DES RELATIONS À DISTANCE
Nous savons tous que les gens cherchent à créer plus de liens durant le confinement. Selon Priori Data, l’application de chat vidéo Houseparty est passée de 3,955 à 81,858 téléchargements en seulement une semaine. Mais qu’en est-il du modeste téléphone ? Verizon, le groupe américain des télécoms, héberge actuellement environ 800 millions d’appels sans fil par jour. C’est plus du double que le jour d’ordinaire le plus chargé de l’année en appels téléphoniques : la fête des mères.
Selon AT&T, les citoyens américains téléphonent 35 % plus qu’avant la pandémie et parlent 33 % plus longtemps. Quant aux appels wifi, ils ont plus de doublé.
Il est clair que le télétravail et la réduction des trajets ont un impact positif sur l’environnement. Mais les entreprises pourraient également y voir un intérêt financier. Les données du rapport d’Abintra Consulting « Wasted Space : The colossal cost of under-used office real estate »(« Gaspillage de l’espace : le coût colossal de l’immobilier sous-exploité ») montre qu’en Angleterre et au Pays de Galles, les grandes entreprises gaspillent chaque année plus de 11 millions d’euros en espaces de bureau sous-utilisés, et que 30 à 50 % de l’immobilier pourrait être libéré par des horaires de travail flexibles.

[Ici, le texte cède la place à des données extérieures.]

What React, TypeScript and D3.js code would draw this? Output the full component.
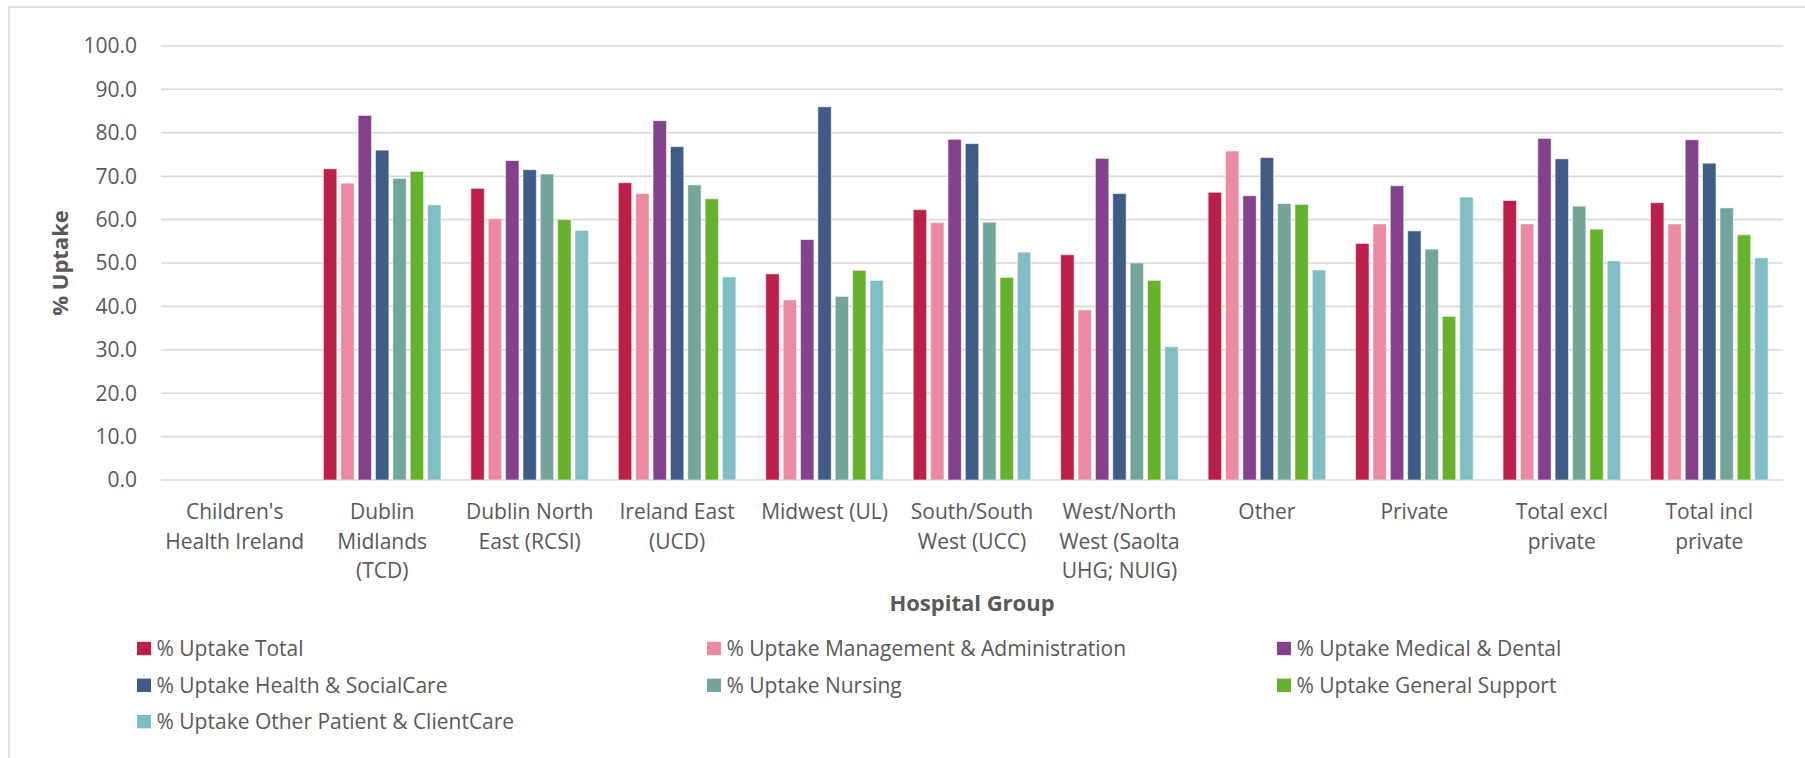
// ─ Imports ──────────────────────────────────────────────────────────────────────────────────────
import * as d3 from 'd3';
import { ReactElement } from 'react';

// ─ Data ─────────────────────────────────────────────────────────────────────────────────────────
const categories: string[][] = [
  ["Children's", 'Health Ireland'],
  ['Dublin', 'Midlands', '(TCD)'],
  ['Dublin North', 'East (RCSI)'],
  ['Ireland East', '(UCD)'],
  ['Midwest (UL)'],
  ['South/South', 'West (UCC)'],
  ['West/North', 'West (Saolta', 'UHG; NUIG)'],
  ['Other'],
  ['Private'],
  ['Total excl', 'private'],
  ['Total incl', 'private'],
];

const seriesNames = [
  '% Uptake Total',
  '% Uptake Management & Administration',
  '% Uptake Medical & Dental',
  '% Uptake Health & SocialCare',
  '% Uptake Nursing',
  '% Uptake General Support',
  '% Uptake Other Patient & ClientCare',
];

const seriesColors = ['#BC1F48', '#EC8AA4', '#84418C', '#3E5C85', '#73A59C', '#66B22C', '#7FBEC4'];

const uptakeTotal = [null, 71.7, 67.2, 68.5, 47.5, 62.3, 51.9, 66.3, 54.5, 64.4, 63.9];
const uptakeManagement = [null, 68.4, 60.2, 66.0, 41.5, 59.3, 39.2, 75.8, 59.0, 59.0, 59.0];
const uptakeMedical = [null, 84.0, 73.6, 82.8, 55.4, 78.5, 74.1, 65.5, 67.8, 78.7, 78.4];
const uptakeHealthSocial = [null, 76.0, 71.5, 76.8, 86.0, 77.5, 66.0, 74.3, 57.4, 74.0, 73.0];
const uptakeNursing = [null, 69.5, 70.5, 68.0, 42.3, 59.4, 50.0, 63.7, 53.2, 63.1, 62.7];
const uptakeGeneral = [null, 71.1, 60.0, 64.8, 48.3, 46.7, 46.0, 63.5, 37.7, 57.8, 56.5];
const uptakeOtherPatient = [null, 63.4, 57.5, 46.8, 46.0, 52.5, 30.7, 48.4, 65.2, 50.5, 51.2];

const seriesValues: (number | null)[][] = [
  uptakeTotal, uptakeManagement, uptakeMedical, uptakeHealthSocial,
  uptakeNursing, uptakeGeneral, uptakeOtherPatient,
];

const yTicks = [0, 10, 20, 30, 40, 50, 60, 70, 80, 90, 100];

// ─ Layout ───────────────────────────────────────────────────────────────────────────────────────
const WIDTH = 1805;
const HEIGHT = 758;
const plot = { left: 161, right: 1783, top: 46, bottom: 480 };
const FONT = '"Open Sans", "Liberation Sans", sans-serif';
const TEXT = '#595959';
const GRID = '#D9D9D9';

const App = (): ReactElement => {
  const keys = categories.map((_, i) => String(i));

  const x0 = d3.scaleBand<string>()
    .domain(keys)
    .range([plot.left, plot.right])
    .paddingInner(0.176)
    .paddingOuter(0.088);

  const x1 = d3.scaleBand<string>()
    .domain(seriesNames)
    .range([0, x0.bandwidth()])
    .paddingInner(0.228)
    .paddingOuter(0.114);

  const y = d3.scaleLinear().domain([0, 100]).range([plot.bottom, plot.top]);

  const step = x0.step();
  const legendCols = [137, 707, 1277];
  const legendRows = [648.5, 685.3, 721.7];

  return (
    <div style={{ position: 'fixed', left: 0, top: 0, background: '#fff' }}>
      <svg width={WIDTH} height={HEIGHT} style={{ display: 'block', fontFamily: FONT }}>
        <rect x={0} y={0} width={WIDTH} height={HEIGHT} fill="#fff" />
        {/* chart frame */}
        <rect x={9} y={7} width={WIDTH + 20} height={HEIGHT + 20} fill="none" stroke={GRID} strokeWidth={1.5} />

        {/* grid lines and y ticks */}
        {yTicks.map(t => (
          <g key={t}>
            <line x1={plot.left} x2={plot.right} y1={y(t)} y2={y(t)} stroke={GRID} strokeWidth={1.6} />
            <text x={137} y={y(t)} dy="0.35em" textAnchor="end" fontSize={21} fill={TEXT}>
              {t.toFixed(1)}
            </text>
          </g>
        ))}

        {/* bars */}
        {categories.map((_, ci) => (
          <g key={ci} transform={`translate(${x0(String(ci))},0)`}>
            {seriesNames.map((s, si) => {
              const v = seriesValues[si][ci];
              if (v === null) { return null; }
              return (
                <rect
                  key={s}
                  x={x1(s)}
                  y={y(v)}
                  width={x1.bandwidth()}
                  height={y(0) - y(v)}
                  fill={seriesColors[si]}
                  stroke="#fff"
                  strokeOpacity={0.55}
                  strokeWidth={1}
                />
              );
            })}
          </g>
        ))}

        {/* x tick labels */}
        {categories.map((lines, ci) => (
          <text
            key={ci}
            x={plot.left + step * (ci + 0.5)}
            y={512}
            textAnchor="middle"
            fontSize={21}
            fill={TEXT}
          >
            {lines.map((ln, li) => (
              <tspan key={li} x={plot.left + step * (ci + 0.5)} dy={li === 0 ? '0.35em' : 29.5}>{ln}</tspan>
            ))}
          </text>
        ))}

        {/* axis titles */}
        <text
          transform={`translate(60,${(plot.top + plot.bottom) / 2}) rotate(-90)`}
          dy="0.35em"
          textAnchor="middle"
          fontSize={22}
          fontWeight="bold"
          fill={TEXT}
        >
          % Uptake
        </text>
        <text
          x={(plot.left + plot.right) / 2}
          y={603}
          dy="0.35em"
          textAnchor="middle"
          fontSize={22}
          fontWeight="bold"
          fill={TEXT}
        >
          Hospital Group
        </text>

        {/* legend */}
        {seriesNames.map((s, i) => {
          const lx = legendCols[i % 3];
          const ly = legendRows[Math.floor(i / 3)];
          return (
            <g key={s}>
              <rect x={lx} y={ly - 6.7} width={14} height={13.4} fill={seriesColors[i]} />
              <text x={lx + 19.5} y={ly} dy="0.35em" fontSize={21} fill={TEXT}>{s}</text>
            </g>
          );
        })}
      </svg>
    </div>
  );
};

// ─ Exports ──────────────────────────────────────────────────────────────────────────────────────
export default App;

Aux Etats-Unis, une étude de Cintrix a révélé que 62 % des employés qui ne font pas encore de télétravail pensent qu’ils pourraient le faire au moins un jour par semaine. Selon Global Workplace Analytics, seulement 3,6 % de la population active a fait du télétravail la moitié du temps ou plus en 2019 – mais on estime que d’ici à 2021, 25 à 30 % de personnes feront du télétravail plusieurs jours par semaine.
Selon Rob Jackson, à la tête du Global Carbon Project : « L’adoption [à grande échelle] du télétravail, même un ou deux jours par semaine, pourrait réduire les émissions de gaz à effet de serre, nettoyer l’air de nos villes et sauver des vies. »
REVENIR À L’ESSENTIEL
Bien que nous ayons observé quelques amorces d’enrayage du changement climatique, les experts mettent en garde en disant que ce pourrait n’être que de courte durée. Quelques mois de réduction des émissions de gaz, ce n’est rien comparé aux décennies d’accumulation de dioxyde de carbone dans l’atmosphère, et seul un vrai changement structurel pourrait avoir un impact durable. Si les gouvernements agissaient avec la même urgence pour le changement climatique que pour le Covid-19, nous pourrions éviter des catastrophes futures bien plus grandes et plus terribles qu’une pandémie.
Pourtant, malgré les ravages que le Covid-19 a déjà causés dans le monde – sans oublier la récession à venir – certains effets bénéfiques collatéraux sont indéniables.
Moins de voitures sur la route, plus de personnes travaillant à la maison et moins de voyages d’affaires au bout du monde pour des meetings ponctuels, tout cela a clairement fait du bien à la planète à court terme. Serons-nous capables de tirer les leçons de ces changements à long terme ? Seul l’avenir nous le dira.